Jamais les saumons qui remontent le fleuve ne redescendent ensuite à la mer ; ils restent dans la rivière et y meurent en telles masses, qu’en descendant la rivière, ce que nous faisions chaque fois que nous trouvions l’eau calme, leurs corps empoisonnaient l’air alentour. Les jeunes vont à la mer au printemps. Jamais on ne trouve rien dans l’estomac de ceux qui remontent la Colombie, et jamais pêcheur à la ligne n’a pu en prendre, quelque adresse qu’il y mette ou quelque appât qu’il leur offre. Après l’expiration de ce mois privilégié, le chef abandonne son droit, car le poisson devient plus maigre et plus chétif ; alors tous ceux qui le veulent peuvent pêcher. Ils prennent des paniers plus petits que celui du chef. Quelques-uns se servent de lances, qu’ils manient avec beaucoup d’adresse : ils en prennent ainsi jusqu’à deux cents par jour. D’autres tendent, dans les rapides, des petits filets à la main où les saumons se prennent en foule et près de la surface. Les filets sont combinés de façon que le poisson, une fois entré, par ses efforts détache un petit bâton qui tenait le filet ouvert avant qu’il n’entrât. Le poids du saumon ferme alors l’ouverture comme une bourse, et on s’assure de lui. Le saumon constitue presque la seule nourriture des Indiens de la Colombie du Sud, et une pêche de deux mois suffit à leur consommation de toute l’année. Pour les préparer et les sécher, ils commencent par leur fendre le dos, puis chaque moitié séparément, ce qui les rend assez minces pour sécher facilement en quatre ou cinq jours. On coud ensuite les poissons dans des paillassons ou des herbes sèches, chacun contient environ quatre-vingt-dix ou cent livres, et on les place sur des échafaudages pour les garantir des chiens.

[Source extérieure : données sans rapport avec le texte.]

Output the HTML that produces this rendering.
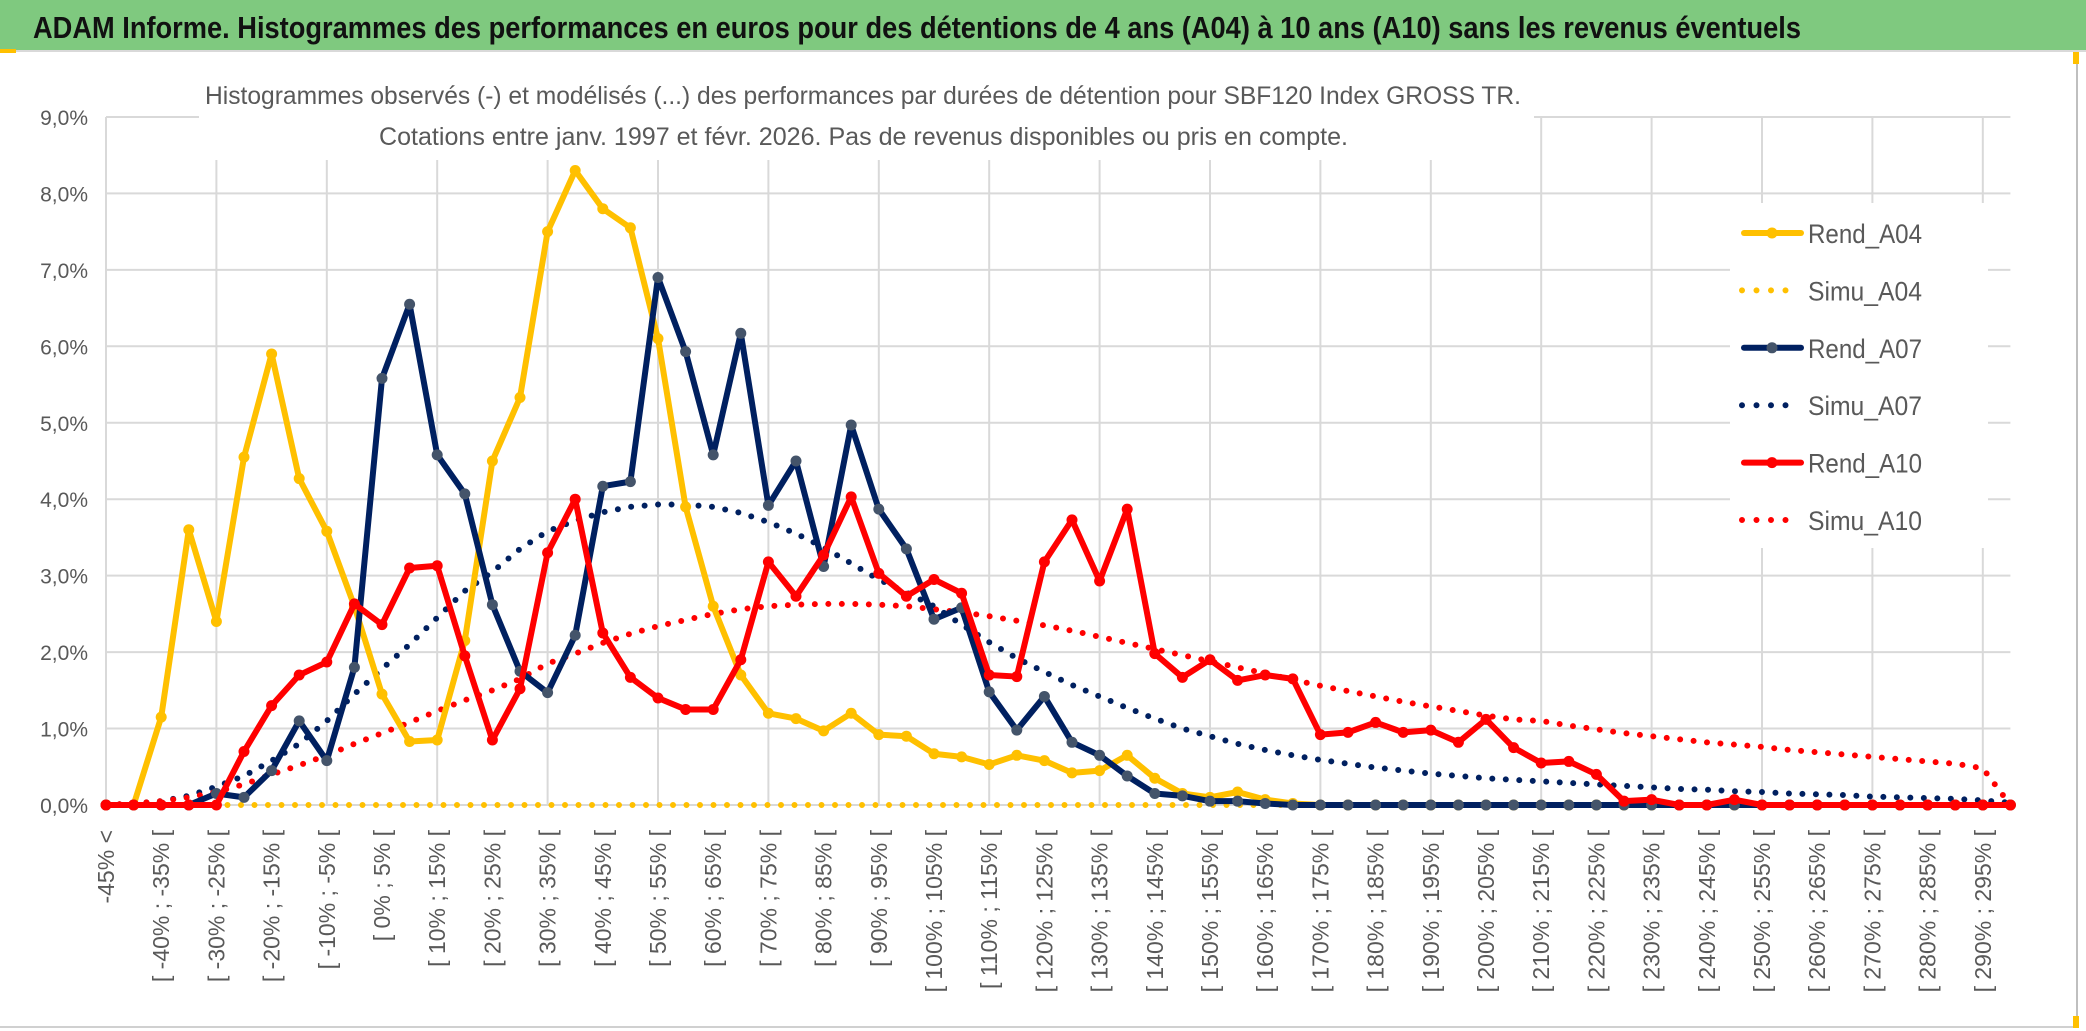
<!DOCTYPE html>
<html><head><meta charset="utf-8"><style>
html,body{margin:0;padding:0;background:#fff;}
svg{display:block;font-family:"Liberation Sans",sans-serif;}
</style></head><body>
<svg id="chart" width="2086" height="1031" viewBox="0 0 2086 1031" xmlns="http://www.w3.org/2000/svg">
<rect x="0" y="0" width="2086" height="1031" fill="#fff"/>
<rect x="0" y="0" width="2086" height="50" fill="#7fc97f"/>
<line x1="0" y1="51" x2="2086" y2="51" stroke="#d9d9d9" stroke-width="2"/>
<text x="33" y="38" font-size="31" font-weight="bold" fill="#111" textLength="1768" lengthAdjust="spacingAndGlyphs">ADAM Informe. Histogrammes des performances en euros pour des détentions de 4 ans (A04) à 10 ans (A10) sans les revenus éventuels</text>
<rect x="2076" y="52" width="2" height="975" fill="#bfbfbf"/>
<rect x="0" y="1026" width="2078" height="2" fill="#d0d0d0"/>
<rect x="2073" y="52" width="6" height="12" fill="#ffc000"/>
<rect x="2073" y="1016" width="6" height="12" fill="#ffc000"/>
<rect x="0" y="49" width="16" height="4" fill="#ffc000"/>
<g id="grid"></g>
<rect x="199" y="70" width="1335" height="90" fill="#fff"/>
<text x="205" y="104" font-size="25" fill="#595959" textLength="1316" lengthAdjust="spacingAndGlyphs">Histogrammes observés (-) et modélisés (...) des performances par durées de détention pour SBF120 Index GROSS TR.</text>
<text x="379" y="145" font-size="25" fill="#595959" textLength="969" lengthAdjust="spacingAndGlyphs">Cotations entre janv. 1997 et févr. 2026. Pas de revenus disponibles ou pris en compte.</text>
<g id="axes"></g>
<g id="series"></g>
<g id="legend"></g>
</svg>
<script>
const categories = Array.from({length:70},(_,i)=> i===0 ? "-45% <" : "[ "+(-45+5*(i-1))+"% ; "+(-40+5*(i-1))+"% [");
const yTicks = [0,1,2,3,4,5,6,7,8,9];
const yTickLabels = ["0,0%","1,0%","2,0%","3,0%","4,0%","5,0%","6,0%","7,0%","8,0%","9,0%"];
const rendA04 = [0,0,1.15,3.6,2.4,4.55,5.9,4.27,3.58,2.6,1.45,0.83,0.85,2.15,4.5,5.33,7.5,8.3,7.8,7.55,6.1,3.9,2.6,1.7,1.2,1.13,0.97,1.2,0.92,0.9,0.67,0.63,0.53,0.65,0.58,0.42,0.45,0.65,0.35,0.15,0.1,0.17,0.07,0.02,0,0,0,0,0,0,0,0,0,0,0,0,0,0,0,0,0,0,0,0,0,0,0,0,0,0];
const simuA04 = new Array(70).fill(0);
const rendA07 = [0,0,0,0,0.15,0.1,0.45,1.1,0.58,1.8,5.58,6.55,4.58,4.07,2.62,1.75,1.47,2.22,4.17,4.23,6.9,5.93,4.58,6.17,3.92,4.5,3.12,4.97,3.87,3.35,2.43,2.58,1.48,0.98,1.42,0.82,0.65,0.38,0.15,0.12,0.05,0.05,0.02,0,0,0,0,0,0,0,0,0,0,0,0,0,0,0,0,0,0,0,0,0,0,0,0,0,0,0];
const simuA07 = [0,0.02,0.05,0.12,0.24,0.38,0.58,0.8,1.1,1.45,1.78,2.1,2.45,2.8,3.05,3.35,3.58,3.72,3.83,3.9,3.93,3.93,3.9,3.82,3.7,3.55,3.37,3.16,2.95,2.78,2.6,2.36,2.13,1.92,1.74,1.57,1.42,1.27,1.13,1.0,0.9,0.8,0.72,0.65,0.59,0.54,0.49,0.45,0.41,0.38,0.35,0.33,0.31,0.29,0.27,0.25,0.23,0.21,0.2,0.18,0.17,0.15,0.14,0.13,0.11,0.1,0.09,0.08,0.06,0.03];
const rendA10 = [0,0,0,0,0,0.7,1.3,1.7,1.87,2.63,2.36,3.1,3.13,1.95,0.85,1.52,3.3,4.0,2.25,1.67,1.4,1.25,1.25,1.9,3.18,2.73,3.27,4.03,3.03,2.73,2.95,2.77,1.7,1.68,3.18,3.73,2.93,3.87,1.98,1.67,1.9,1.63,1.7,1.65,0.92,0.95,1.08,0.95,0.98,0.82,1.12,0.75,0.55,0.57,0.4,0.05,0.07,0,0,0.07,0,0,0,0,0,0,0,0,0,0];
const simuA10 = [0,0.02,0.05,0.1,0.17,0.27,0.4,0.52,0.65,0.8,0.94,1.08,1.23,1.37,1.5,1.65,1.85,1.98,2.12,2.24,2.34,2.42,2.5,2.56,2.6,2.62,2.63,2.63,2.62,2.6,2.56,2.52,2.47,2.41,2.35,2.28,2.2,2.12,2.04,1.96,1.88,1.8,1.72,1.64,1.56,1.49,1.42,1.35,1.29,1.23,1.17,1.12,1.1,1.04,0.99,0.94,0.9,0.86,0.82,0.79,0.76,0.72,0.69,0.66,0.63,0.6,0.57,0.54,0.48,0];

const NS="http://www.w3.org/2000/svg";
const X0=106, DX=27.6, Y0=805, DY=76.45;
function xPos(i){return X0+DX*i;}
function yPos(v){return Y0-v*DY;}
function mk(tag,attrs,parent){const e=document.createElementNS(NS,tag);for(const k in attrs)e.setAttribute(k,attrs[k]);parent.appendChild(e);return e;}
const grid=document.getElementById('grid'), axes=document.getElementById('axes'), series=document.getElementById('series'), legend=document.getElementById('legend');
const xRight=xPos(categories.length-1);
yTicks.forEach((t,k)=>{
  const l=mk('line',{x1:X0,x2:xRight,y1:yPos(t),y2:yPos(t),stroke:'#d9d9d9','stroke-width':2},grid);
  
  
  const tx=mk('text',{x:88,y:yPos(t)+8,'text-anchor':'end','font-size':21,fill:'#595959'},axes);
  tx.textContent=yTickLabels[k];
  
  
});
for(let i=4;i<categories.length;i+=4){
  const l=mk('line',{x1:xPos(i),x2:xPos(i),y1:yPos(9),y2:Y0,stroke:'#d9d9d9','stroke-width':2},grid);
  
  
}
mk('line',{x1:X0,x2:X0,y1:yPos(9),y2:Y0,stroke:'#d9d9d9','stroke-width':2},grid);
categories.forEach((c,i)=>{
  if(i%2) return;
  const tx=mk('text',{x:0,y:0,'text-anchor':'end','font-size':23,fill:'#595959',transform:`translate(${xPos(i)+8},830) rotate(-90)`},axes);
  tx.textContent=c;
  
  
});
function pts(arr){return arr.map((v,i)=>xPos(i)+','+yPos(v)).join(' ');}
function dotted(arr,color,name,w){
  const p=mk('polyline',{points:pts(arr),fill:'none',stroke:color,'stroke-width':w,'stroke-linecap':'round','stroke-dasharray':'0 13.5'},series);
  
  
}
function solid(arr,color,mcolor,name){
  const p=mk('polyline',{points:pts(arr),fill:'none',stroke:color,'stroke-width':6,'stroke-linejoin':'round'},series);
  
  
  arr.forEach((v,i)=>{
    const c=mk('circle',{cx:xPos(i),cy:yPos(v),r:5.5,fill:mcolor},series);
    
    
  });
}
dotted(simuA04,'#ffc000','simu-a04-line',6);
dotted(simuA07,'#002060','simu-a07-line',6);
dotted(simuA10,'#ff0000','simu-a10-line',6);
solid(rendA04,'#ffc000','#ffc000','rend-a04-line');
solid(rendA07,'#002060','#44546a','rend-a07-line');
solid(rendA10,'#ff0000','#ff0000','rend-a10-line');

mk('rect',{x:1730,y:203,width:258,height:345,fill:'#fff'},legend);
const legItems=[["Rend_A04",'#ffc000','#ffc000',false],["Simu_A04",'#ffc000','#ffc000',true],["Rend_A07",'#002060','#44546a',false],["Simu_A07",'#002060','#002060',true],["Rend_A10",'#ff0000','#ff0000',false],["Simu_A10",'#ff0000','#ff0000',true]];
legItems.forEach((it,k)=>{
  const y=233+k*57.4;
  const g=mk('g',{},legend);
  
  
  if(it[3]){
    mk('line',{x1:1742,x2:it[0]==="Simu_A10"?1800:1789,y1:y,y2:y,stroke:it[1],'stroke-width':6,'stroke-linecap':'round','stroke-dasharray':'0 14.5'},g);
  } else {
    mk('line',{x1:1744,x2:1801,y1:y,y2:y,stroke:it[1],'stroke-width':6,'stroke-linecap':'round'},g);
    mk('circle',{cx:1772,cy:y,r:5.5,fill:it[2]},g);
  }
  const t=mk('text',{x:1808,y:y+10,'font-size':27,fill:'#595959',textLength:114,lengthAdjust:'spacingAndGlyphs'},g);
  t.textContent=it[0];
});
</script>
</body></html>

Les Indiens pourraient, s’ils le voulaient, prendre un beaucoup plus grand nombre de saumons ; mais, comme le chef me le fit remarquer, s’ils prenaient tout ce qui s’offrait à eux, il ne resterait rien pour les Indiens de la partie inférieure de la rivière ; de sorte qu’ils se contentent de pourvoir strictement à leurs besoins.

Quelques jours avant de quitter Colville, j’appris que les Chualpays allaient célébrer une danse de scalp ; j’allai à leur camp, où j’appris qu’une petite troupe venait d’arriver d’une chasse dans les montagnes, et qu’elle rapportait, comme présent d’une tribu amie, le scalp d’un Indien pied-noir, cadeau d’une valeur inestimable.

Un Pied-Noir avait, quelques années auparavant, tué un Chualpay, et le meurtre était resté impuni. Ce scalp allait soulager la douleur de la veuve et des amis du défunt. On l’étendit sur un petit cerceau et on l’attacha à un bâton, et la veuve le porta ainsi près d’un grand feu allumé exprès. Elle commença à danser et à chanter, et balançant violemment le scalp en l’air elle le foulait et le battait du pied, pendant que huit femmes, hideusement peintes, chantaient et dansaient autour d’elle. Le reste de la tribu se tenait en cercle, hurlant et battant le tambour. Je restai là pendant quatre ou cinq heures, sans qu’il se fit un changement de décoration ni qu’il y eut chance que cela finit ; je m’en allai, mais j’étais très-impressionné de la sincérité de cette douleur qui pouvait pendant si longtemps s’exprimer avec une passion si violente. Mon aimable hôte, M. Lewis, dut renoncer à courir avec moi, parce qu’il avait à surveiller les préparatifs de la brigade de retour. Lui et sa femme Cree ajoutèrent à mon bagage tout ce qu’ils purent trouver d’utile. Mme Lewis est une excellente femme de négociant, de beaucoup d’énergie et de fermeté, jointes à un grand fonds de bonté.

Quelques années avant que je la connusse, elle avait amputé un bras à son mari, un peu au-dessous du coude, avec un couteau ordinaire, et l’avait, à force de soins, parfaitement guéri.